Paradossalmente, l’aspetto più originale del film è la descrizione della figura di Winnie, della sua metamorfosi da ragazza innamorata, idealista e con tante paure a donna coraggiosa, capace di fomentare l’odio razziale e di attizzare la guerra tra bianchi e neri. Bravo il regista nel far capire quanto abbia pesato sul suo cambiamento di personalità il periodo di 16 mesi in isolamento, scandito da torture e abusi non solo psicologici. Ed è proprio su questo aspetto che si scorge la profonda differenza tra il destino di Winnie e quello di Mandela, tra la reazione di Winnie ai maltrattamenti e la reazione di Mandela ai 27 anni di carcere. Le violenze e le oppressioni perpetrate dal regime di apartheid hanno scalfito profondamente Winnie, le hanno lasciato un segno indelebile che l’ha portata a cambiare radicalmente, sino a diventare quasi una rivoluzionaria che inneggia alla violenza e alla vendetta. Mandela, invece, nonostante i terribili soprusi che ha visto e che lui stesso ha subito, ha dimostrato di possedere un’ampia visione d’insieme, alti principi morali, pragmatismo e lucidità, tanto da voler preferire il dialogo al conflitto, la riconciliazione alla vendetta.

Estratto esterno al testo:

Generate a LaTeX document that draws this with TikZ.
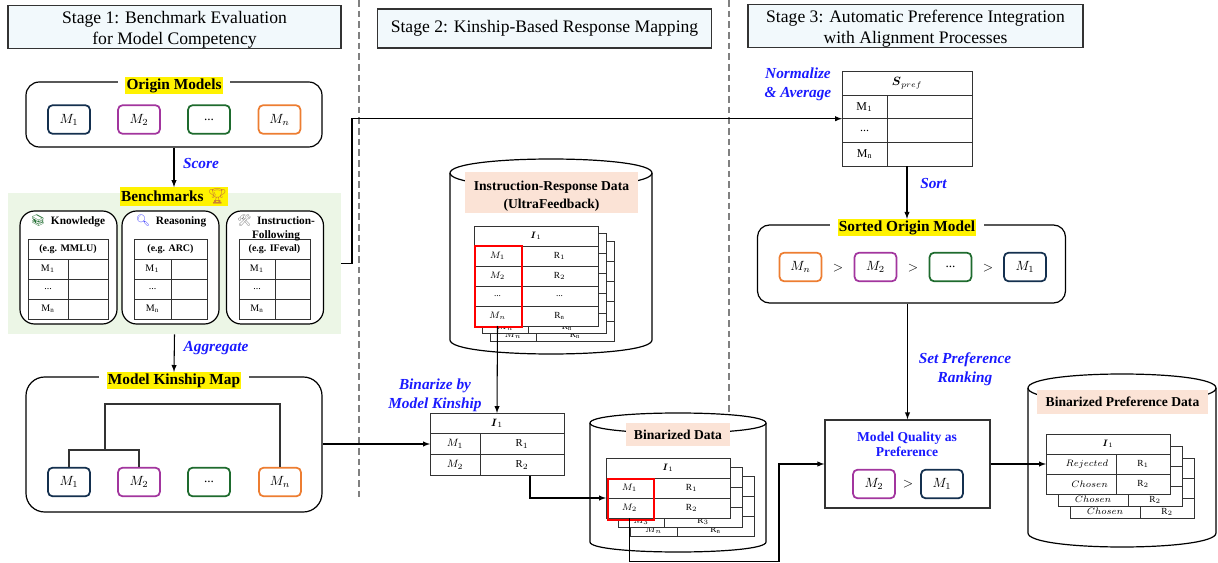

E questo aspetto Anant Singh e Justin Chadwick lo hanno descritto egregiamente. Un film, si sa, desta critiche o apprezzamenti per come viene sviluppato e per le scelte stilistiche, e Long Walk to Freedom presenta sia punti deboli, sia elementi pregevoli. Ciò che non viene scalfito è il valore morale della pellicola, poiché conduce gli spettatori in un’epoca storica che non dovrà mai e poi mai ripetersi: quella in cui un uomo nega i diritti e la libertà a un altro uomo, solo per il colore della sua pelle. Tuttavia, guardando ciò che accade in tanti luoghi del globo, l’apartheid, seppur in forme diverse e con differenti sfumature, sopravvive con il suo spregevole volto di sfruttatore razzista.